BEGIN
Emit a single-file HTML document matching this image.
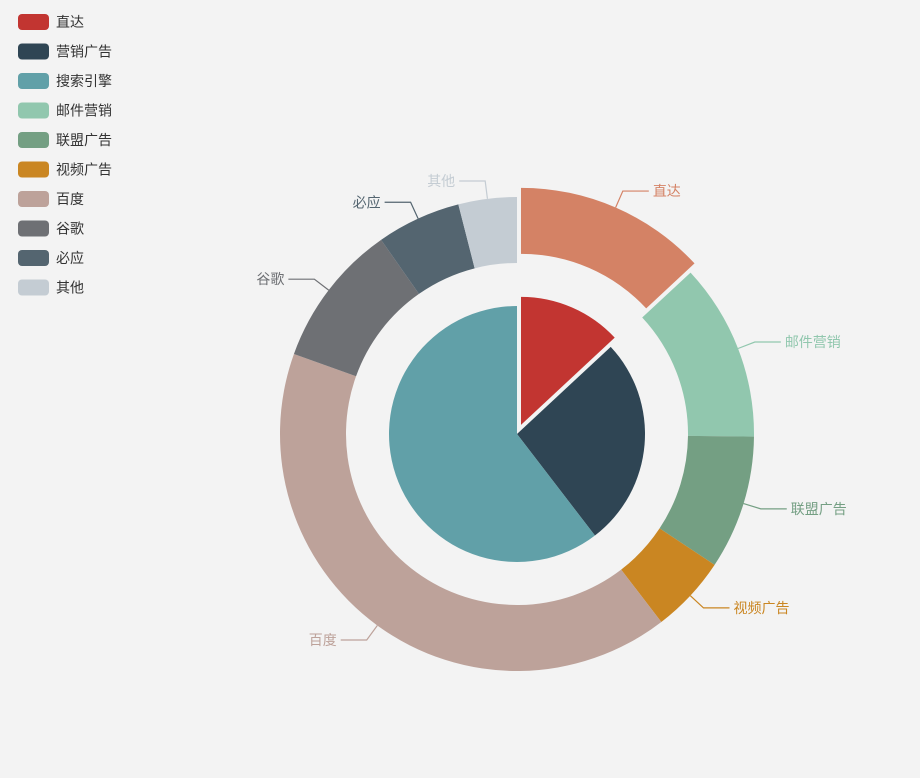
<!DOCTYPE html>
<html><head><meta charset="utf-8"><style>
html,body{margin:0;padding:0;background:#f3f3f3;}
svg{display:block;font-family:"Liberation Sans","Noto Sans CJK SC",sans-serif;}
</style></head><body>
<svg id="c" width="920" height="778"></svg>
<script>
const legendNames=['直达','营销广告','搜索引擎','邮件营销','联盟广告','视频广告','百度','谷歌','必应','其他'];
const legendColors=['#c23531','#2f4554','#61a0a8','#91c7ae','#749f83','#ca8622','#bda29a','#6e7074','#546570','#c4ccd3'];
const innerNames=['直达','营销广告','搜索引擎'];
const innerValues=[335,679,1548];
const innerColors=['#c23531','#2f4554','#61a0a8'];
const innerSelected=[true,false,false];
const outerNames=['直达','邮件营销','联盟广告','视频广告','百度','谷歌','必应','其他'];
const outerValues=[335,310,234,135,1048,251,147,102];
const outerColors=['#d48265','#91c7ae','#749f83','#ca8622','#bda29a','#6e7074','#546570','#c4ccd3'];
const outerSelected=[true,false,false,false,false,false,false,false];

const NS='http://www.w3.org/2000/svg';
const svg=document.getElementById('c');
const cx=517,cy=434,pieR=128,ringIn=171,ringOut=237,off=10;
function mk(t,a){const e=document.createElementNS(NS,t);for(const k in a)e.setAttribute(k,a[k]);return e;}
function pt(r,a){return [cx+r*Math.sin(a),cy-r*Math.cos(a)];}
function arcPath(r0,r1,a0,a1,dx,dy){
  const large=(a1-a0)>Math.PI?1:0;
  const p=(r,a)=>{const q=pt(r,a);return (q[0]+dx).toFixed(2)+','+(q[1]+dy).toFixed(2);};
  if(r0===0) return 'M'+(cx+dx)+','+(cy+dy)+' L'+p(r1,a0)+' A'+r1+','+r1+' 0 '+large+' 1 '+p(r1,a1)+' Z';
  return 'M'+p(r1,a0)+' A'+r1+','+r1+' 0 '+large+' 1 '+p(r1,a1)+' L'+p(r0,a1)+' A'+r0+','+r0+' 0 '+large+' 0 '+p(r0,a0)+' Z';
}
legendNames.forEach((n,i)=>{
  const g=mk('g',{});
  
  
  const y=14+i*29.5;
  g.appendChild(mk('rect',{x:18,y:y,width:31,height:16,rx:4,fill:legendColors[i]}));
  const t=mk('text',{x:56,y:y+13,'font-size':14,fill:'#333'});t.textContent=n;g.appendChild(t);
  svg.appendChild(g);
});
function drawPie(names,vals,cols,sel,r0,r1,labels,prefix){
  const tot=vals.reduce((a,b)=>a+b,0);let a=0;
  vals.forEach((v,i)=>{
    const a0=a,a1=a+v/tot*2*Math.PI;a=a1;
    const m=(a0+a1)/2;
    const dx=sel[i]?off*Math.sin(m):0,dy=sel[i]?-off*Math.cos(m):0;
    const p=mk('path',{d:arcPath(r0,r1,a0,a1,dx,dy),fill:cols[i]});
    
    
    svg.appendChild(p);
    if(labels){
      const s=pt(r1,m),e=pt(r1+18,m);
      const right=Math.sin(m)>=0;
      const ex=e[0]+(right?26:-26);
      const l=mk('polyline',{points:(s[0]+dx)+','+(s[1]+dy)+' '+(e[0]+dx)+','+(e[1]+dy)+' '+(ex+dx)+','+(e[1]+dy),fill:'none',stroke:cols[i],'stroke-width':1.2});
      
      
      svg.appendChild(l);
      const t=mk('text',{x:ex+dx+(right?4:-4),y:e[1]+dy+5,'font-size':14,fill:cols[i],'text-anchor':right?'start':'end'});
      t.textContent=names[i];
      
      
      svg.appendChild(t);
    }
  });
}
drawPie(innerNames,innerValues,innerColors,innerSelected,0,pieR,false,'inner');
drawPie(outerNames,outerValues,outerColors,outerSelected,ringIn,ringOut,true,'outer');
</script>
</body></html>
END
Retype the whole listing, keeping every line identical and omitting all pictures.

**Response below**
Emit a single-file HTML document matching this image.
<!DOCTYPE html>
<html><head><meta charset="utf-8"><style>
html,body{margin:0;padding:0;background:#f3f3f3;}
svg{display:block;font-family:"Liberation Sans","Noto Sans CJK SC",sans-serif;}
</style></head><body>
<svg id="c" width="920" height="778"></svg>
<script>
const legendNames=['直达','营销广告','搜索引擎','邮件营销','联盟广告','视频广告','百度','谷歌','必应','其他'];
const legendColors=['#c23531','#2f4554','#61a0a8','#91c7ae','#749f83','#ca8622','#bda29a','#6e7074','#546570','#c4ccd3'];
const innerNames=['直达','营销广告','搜索引擎'];
const innerValues=[335,679,1548];
const innerColors=['#c23531','#2f4554','#61a0a8'];
const innerSelected=[true,false,false];
const outerNames=['直达','邮件营销','联盟广告','视频广告','百度','谷歌','必应','其他'];
const outerValues=[335,310,234,135,1048,251,147,102];
const outerColors=['#d48265','#91c7ae','#749f83','#ca8622','#bda29a','#6e7074','#546570','#c4ccd3'];
const outerSelected=[true,false,false,false,false,false,false,false];

const NS='http://www.w3.org/2000/svg';
const svg=document.getElementById('c');
const cx=517,cy=434,pieR=128,ringIn=171,ringOut=237,off=10;
function mk(t,a){const e=document.createElementNS(NS,t);for(const k in a)e.setAttribute(k,a[k]);return e;}
function pt(r,a){return [cx+r*Math.sin(a),cy-r*Math.cos(a)];}
function arcPath(r0,r1,a0,a1,dx,dy){
  const large=(a1-a0)>Math.PI?1:0;
  const p=(r,a)=>{const q=pt(r,a);return (q[0]+dx).toFixed(2)+','+(q[1]+dy).toFixed(2);};
  if(r0===0) return 'M'+(cx+dx)+','+(cy+dy)+' L'+p(r1,a0)+' A'+r1+','+r1+' 0 '+large+' 1 '+p(r1,a1)+' Z';
  return 'M'+p(r1,a0)+' A'+r1+','+r1+' 0 '+large+' 1 '+p(r1,a1)+' L'+p(r0,a1)+' A'+r0+','+r0+' 0 '+large+' 0 '+p(r0,a0)+' Z';
}
legendNames.forEach((n,i)=>{
  const g=mk('g',{});
  
  
  const y=14+i*29.5;
  g.appendChild(mk('rect',{x:18,y:y,width:31,height:16,rx:4,fill:legendColors[i]}));
  const t=mk('text',{x:56,y:y+13,'font-size':14,fill:'#333'});t.textContent=n;g.appendChild(t);
  svg.appendChild(g);
});
function drawPie(names,vals,cols,sel,r0,r1,labels,prefix){
  const tot=vals.reduce((a,b)=>a+b,0);let a=0;
  vals.forEach((v,i)=>{
    const a0=a,a1=a+v/tot*2*Math.PI;a=a1;
    const m=(a0+a1)/2;
    const dx=sel[i]?off*Math.sin(m):0,dy=sel[i]?-off*Math.cos(m):0;
    const p=mk('path',{d:arcPath(r0,r1,a0,a1,dx,dy),fill:cols[i]});
    
    
    svg.appendChild(p);
    if(labels){
      const s=pt(r1,m),e=pt(r1+18,m);
      const right=Math.sin(m)>=0;
      const ex=e[0]+(right?26:-26);
      const l=mk('polyline',{points:(s[0]+dx)+','+(s[1]+dy)+' '+(e[0]+dx)+','+(e[1]+dy)+' '+(ex+dx)+','+(e[1]+dy),fill:'none',stroke:cols[i],'stroke-width':1.2});
      
      
      svg.appendChild(l);
      const t=mk('text',{x:ex+dx+(right?4:-4),y:e[1]+dy+5,'font-size':14,fill:cols[i],'text-anchor':right?'start':'end'});
      t.textContent=names[i];
      
      
      svg.appendChild(t);
    }
  });
}
drawPie(innerNames,innerValues,innerColors,innerSelected,0,pieR,false,'inner');
drawPie(outerNames,outerValues,outerColors,outerSelected,ringIn,ringOut,true,'outer');
</script>
</body></html>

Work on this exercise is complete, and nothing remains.